## Exercise material
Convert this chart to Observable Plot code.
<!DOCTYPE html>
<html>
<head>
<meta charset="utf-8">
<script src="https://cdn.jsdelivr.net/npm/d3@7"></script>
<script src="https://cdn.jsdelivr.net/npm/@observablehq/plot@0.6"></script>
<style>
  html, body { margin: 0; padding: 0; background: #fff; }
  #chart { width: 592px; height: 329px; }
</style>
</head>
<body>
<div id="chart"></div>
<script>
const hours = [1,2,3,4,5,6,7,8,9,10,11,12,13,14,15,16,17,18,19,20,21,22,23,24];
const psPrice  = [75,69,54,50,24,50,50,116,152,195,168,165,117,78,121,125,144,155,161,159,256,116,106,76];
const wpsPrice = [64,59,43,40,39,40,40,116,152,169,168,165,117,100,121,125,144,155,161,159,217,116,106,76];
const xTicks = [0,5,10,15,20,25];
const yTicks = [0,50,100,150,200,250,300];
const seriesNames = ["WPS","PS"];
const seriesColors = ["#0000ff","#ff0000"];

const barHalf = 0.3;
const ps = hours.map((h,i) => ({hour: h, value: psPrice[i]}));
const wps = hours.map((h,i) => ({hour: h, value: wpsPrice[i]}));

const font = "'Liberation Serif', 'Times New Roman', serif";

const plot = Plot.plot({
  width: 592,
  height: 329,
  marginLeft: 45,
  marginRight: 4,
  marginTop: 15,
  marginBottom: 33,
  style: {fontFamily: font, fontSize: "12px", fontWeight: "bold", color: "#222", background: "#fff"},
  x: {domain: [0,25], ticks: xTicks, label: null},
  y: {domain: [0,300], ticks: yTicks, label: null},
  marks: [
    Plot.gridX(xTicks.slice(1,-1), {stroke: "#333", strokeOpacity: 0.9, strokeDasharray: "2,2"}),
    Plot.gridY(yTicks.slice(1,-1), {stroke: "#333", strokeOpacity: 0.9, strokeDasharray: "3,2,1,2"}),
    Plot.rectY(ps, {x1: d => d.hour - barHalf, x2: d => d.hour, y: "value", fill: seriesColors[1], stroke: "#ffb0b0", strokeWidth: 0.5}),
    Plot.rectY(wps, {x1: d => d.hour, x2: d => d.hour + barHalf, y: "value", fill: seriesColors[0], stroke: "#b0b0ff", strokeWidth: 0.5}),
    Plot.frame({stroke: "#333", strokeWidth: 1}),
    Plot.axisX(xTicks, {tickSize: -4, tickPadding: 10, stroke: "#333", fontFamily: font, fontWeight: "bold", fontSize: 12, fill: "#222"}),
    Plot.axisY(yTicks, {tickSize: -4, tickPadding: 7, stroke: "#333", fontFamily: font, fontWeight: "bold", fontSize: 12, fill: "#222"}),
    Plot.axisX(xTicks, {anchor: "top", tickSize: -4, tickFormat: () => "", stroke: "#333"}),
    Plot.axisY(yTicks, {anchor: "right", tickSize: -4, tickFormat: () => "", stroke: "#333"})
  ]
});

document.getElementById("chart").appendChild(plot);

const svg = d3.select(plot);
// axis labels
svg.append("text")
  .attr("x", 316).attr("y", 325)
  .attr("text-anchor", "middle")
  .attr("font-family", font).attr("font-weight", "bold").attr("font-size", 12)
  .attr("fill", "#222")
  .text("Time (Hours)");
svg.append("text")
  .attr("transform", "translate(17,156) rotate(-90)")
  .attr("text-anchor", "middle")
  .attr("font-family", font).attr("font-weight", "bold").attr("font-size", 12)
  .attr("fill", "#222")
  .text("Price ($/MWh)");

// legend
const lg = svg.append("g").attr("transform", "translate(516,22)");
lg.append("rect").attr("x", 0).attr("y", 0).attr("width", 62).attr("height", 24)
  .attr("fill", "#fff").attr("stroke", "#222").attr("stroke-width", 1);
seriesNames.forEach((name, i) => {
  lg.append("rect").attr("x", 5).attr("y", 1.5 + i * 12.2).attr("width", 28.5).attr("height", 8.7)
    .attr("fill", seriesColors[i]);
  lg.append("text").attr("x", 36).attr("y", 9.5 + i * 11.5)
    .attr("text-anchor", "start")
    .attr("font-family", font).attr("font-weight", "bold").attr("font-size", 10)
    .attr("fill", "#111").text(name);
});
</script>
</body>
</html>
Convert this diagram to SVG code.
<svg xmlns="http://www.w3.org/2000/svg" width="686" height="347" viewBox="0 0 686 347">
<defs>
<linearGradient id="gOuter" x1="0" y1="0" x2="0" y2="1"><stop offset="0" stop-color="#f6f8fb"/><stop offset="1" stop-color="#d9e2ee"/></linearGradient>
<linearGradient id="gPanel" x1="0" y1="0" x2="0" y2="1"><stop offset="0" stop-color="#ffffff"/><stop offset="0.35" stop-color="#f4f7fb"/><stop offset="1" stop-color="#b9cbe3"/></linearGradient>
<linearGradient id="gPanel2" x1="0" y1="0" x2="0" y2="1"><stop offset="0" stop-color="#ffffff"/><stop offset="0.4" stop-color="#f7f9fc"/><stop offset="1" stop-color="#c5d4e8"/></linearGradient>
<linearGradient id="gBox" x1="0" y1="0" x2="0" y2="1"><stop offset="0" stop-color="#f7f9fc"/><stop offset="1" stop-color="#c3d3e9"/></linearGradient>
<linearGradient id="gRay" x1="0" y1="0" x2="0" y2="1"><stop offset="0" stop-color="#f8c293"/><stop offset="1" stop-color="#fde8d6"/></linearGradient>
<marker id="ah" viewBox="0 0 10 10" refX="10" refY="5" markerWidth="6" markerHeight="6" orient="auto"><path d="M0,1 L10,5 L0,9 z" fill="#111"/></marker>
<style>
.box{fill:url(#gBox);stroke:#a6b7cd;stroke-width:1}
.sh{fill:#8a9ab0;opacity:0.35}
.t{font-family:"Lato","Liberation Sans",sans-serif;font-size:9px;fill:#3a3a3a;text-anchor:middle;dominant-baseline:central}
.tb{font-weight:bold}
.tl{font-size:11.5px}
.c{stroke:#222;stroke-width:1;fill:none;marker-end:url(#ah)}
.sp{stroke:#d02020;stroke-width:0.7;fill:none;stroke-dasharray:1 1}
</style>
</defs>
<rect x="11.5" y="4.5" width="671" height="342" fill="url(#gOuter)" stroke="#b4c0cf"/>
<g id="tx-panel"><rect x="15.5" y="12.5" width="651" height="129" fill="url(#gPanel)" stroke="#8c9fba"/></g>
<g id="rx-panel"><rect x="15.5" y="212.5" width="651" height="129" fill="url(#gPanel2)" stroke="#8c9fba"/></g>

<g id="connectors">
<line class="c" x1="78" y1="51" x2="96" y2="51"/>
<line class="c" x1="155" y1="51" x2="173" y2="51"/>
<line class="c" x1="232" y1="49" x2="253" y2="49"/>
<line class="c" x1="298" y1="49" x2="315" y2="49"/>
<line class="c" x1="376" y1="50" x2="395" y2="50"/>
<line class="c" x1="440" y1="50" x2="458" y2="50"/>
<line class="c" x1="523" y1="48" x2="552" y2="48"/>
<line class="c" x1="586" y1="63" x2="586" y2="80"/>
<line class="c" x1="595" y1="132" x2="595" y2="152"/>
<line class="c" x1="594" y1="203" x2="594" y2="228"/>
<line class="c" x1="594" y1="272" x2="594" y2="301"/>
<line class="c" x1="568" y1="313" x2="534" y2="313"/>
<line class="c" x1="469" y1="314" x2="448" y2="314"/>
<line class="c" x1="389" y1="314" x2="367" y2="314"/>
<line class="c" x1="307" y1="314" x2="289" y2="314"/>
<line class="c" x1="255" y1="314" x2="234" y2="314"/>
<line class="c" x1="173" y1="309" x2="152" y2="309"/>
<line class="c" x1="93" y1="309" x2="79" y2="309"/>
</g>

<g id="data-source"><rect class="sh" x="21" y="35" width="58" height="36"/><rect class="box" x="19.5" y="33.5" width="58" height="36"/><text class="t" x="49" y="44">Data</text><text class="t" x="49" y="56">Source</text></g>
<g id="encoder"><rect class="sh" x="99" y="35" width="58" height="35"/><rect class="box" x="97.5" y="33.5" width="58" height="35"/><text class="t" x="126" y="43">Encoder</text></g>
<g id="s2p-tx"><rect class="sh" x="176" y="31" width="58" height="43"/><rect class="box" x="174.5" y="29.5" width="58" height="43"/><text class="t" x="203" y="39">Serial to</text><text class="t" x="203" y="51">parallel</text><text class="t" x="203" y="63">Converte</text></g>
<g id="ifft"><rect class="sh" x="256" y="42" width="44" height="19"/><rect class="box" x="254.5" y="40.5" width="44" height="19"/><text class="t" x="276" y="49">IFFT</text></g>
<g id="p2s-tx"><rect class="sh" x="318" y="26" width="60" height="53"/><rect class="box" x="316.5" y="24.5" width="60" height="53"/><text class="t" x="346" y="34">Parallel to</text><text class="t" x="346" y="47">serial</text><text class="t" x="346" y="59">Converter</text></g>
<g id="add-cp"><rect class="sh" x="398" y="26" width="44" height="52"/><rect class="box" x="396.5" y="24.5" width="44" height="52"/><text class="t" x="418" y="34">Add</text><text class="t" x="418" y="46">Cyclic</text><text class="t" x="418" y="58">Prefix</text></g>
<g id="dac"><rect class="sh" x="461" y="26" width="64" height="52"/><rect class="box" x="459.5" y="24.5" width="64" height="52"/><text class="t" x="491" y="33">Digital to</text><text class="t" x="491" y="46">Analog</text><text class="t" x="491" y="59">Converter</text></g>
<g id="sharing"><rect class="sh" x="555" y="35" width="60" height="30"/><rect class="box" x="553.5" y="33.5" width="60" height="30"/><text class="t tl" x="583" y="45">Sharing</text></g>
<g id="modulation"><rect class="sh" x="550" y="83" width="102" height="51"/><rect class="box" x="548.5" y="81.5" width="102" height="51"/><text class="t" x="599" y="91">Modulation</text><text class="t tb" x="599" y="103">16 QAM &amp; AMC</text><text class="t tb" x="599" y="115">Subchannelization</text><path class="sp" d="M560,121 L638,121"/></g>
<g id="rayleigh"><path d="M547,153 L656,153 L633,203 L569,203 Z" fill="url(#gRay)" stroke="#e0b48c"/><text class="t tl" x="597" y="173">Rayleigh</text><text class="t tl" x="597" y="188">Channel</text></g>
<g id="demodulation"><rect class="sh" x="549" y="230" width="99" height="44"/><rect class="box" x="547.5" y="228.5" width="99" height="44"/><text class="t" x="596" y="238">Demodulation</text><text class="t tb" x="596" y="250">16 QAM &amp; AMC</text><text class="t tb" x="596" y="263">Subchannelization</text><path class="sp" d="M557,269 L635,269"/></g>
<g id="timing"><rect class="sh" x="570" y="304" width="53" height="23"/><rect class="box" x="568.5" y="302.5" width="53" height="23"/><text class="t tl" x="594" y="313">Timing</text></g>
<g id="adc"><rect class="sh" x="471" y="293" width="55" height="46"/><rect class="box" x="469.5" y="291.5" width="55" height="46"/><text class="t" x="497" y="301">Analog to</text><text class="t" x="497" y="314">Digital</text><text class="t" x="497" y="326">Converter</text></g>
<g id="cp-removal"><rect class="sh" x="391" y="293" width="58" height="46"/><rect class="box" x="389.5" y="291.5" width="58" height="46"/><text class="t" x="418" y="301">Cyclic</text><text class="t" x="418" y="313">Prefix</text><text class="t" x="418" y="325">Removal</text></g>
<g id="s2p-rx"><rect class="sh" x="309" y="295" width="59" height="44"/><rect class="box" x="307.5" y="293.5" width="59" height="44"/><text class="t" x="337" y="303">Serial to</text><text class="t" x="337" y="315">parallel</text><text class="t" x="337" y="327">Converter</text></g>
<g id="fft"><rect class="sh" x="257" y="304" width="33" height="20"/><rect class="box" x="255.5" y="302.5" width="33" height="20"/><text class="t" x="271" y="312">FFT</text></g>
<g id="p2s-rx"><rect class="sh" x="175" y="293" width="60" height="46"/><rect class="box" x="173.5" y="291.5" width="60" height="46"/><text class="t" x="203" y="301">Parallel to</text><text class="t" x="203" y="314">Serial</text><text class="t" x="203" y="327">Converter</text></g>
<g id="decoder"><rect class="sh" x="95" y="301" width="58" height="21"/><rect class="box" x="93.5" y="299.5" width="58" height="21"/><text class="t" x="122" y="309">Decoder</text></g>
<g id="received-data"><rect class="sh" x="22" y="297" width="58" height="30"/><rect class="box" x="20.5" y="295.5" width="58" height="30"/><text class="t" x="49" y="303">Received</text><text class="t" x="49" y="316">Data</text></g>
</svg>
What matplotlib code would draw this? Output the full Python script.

## Stated exercise
Write out, unaltered, the lines from the opening of the listing through the line that includes "Serif', 'Times New".

## Exercise output
Convert this chart to Observable Plot code.
<!DOCTYPE html>
<html>
<head>
<meta charset="utf-8">
<script src="https://cdn.jsdelivr.net/npm/d3@7"></script>
<script src="https://cdn.jsdelivr.net/npm/@observablehq/plot@0.6"></script>
<style>
  html, body { margin: 0; padding: 0; background: #fff; }
  #chart { width: 592px; height: 329px; }
</style>
</head>
<body>
<div id="chart"></div>
<script>
const hours = [1,2,3,4,5,6,7,8,9,10,11,12,13,14,15,16,17,18,19,20,21,22,23,24];
const psPrice  = [75,69,54,50,24,50,50,116,152,195,168,165,117,78,121,125,144,155,161,159,256,116,106,76];
const wpsPrice = [64,59,43,40,39,40,40,116,152,169,168,165,117,100,121,125,144,155,161,159,217,116,106,76];
const xTicks = [0,5,10,15,20,25];
const yTicks = [0,50,100,150,200,250,300];
const seriesNames = ["WPS","PS"];
const seriesColors = ["#0000ff","#ff0000"];

const barHalf = 0.3;
const ps = hours.map((h,i) => ({hour: h, value: psPrice[i]}));
const wps = hours.map((h,i) => ({hour: h, value: wpsPrice[i]}));

const font = "'Liberation Serif', 'Times New Roman', serif";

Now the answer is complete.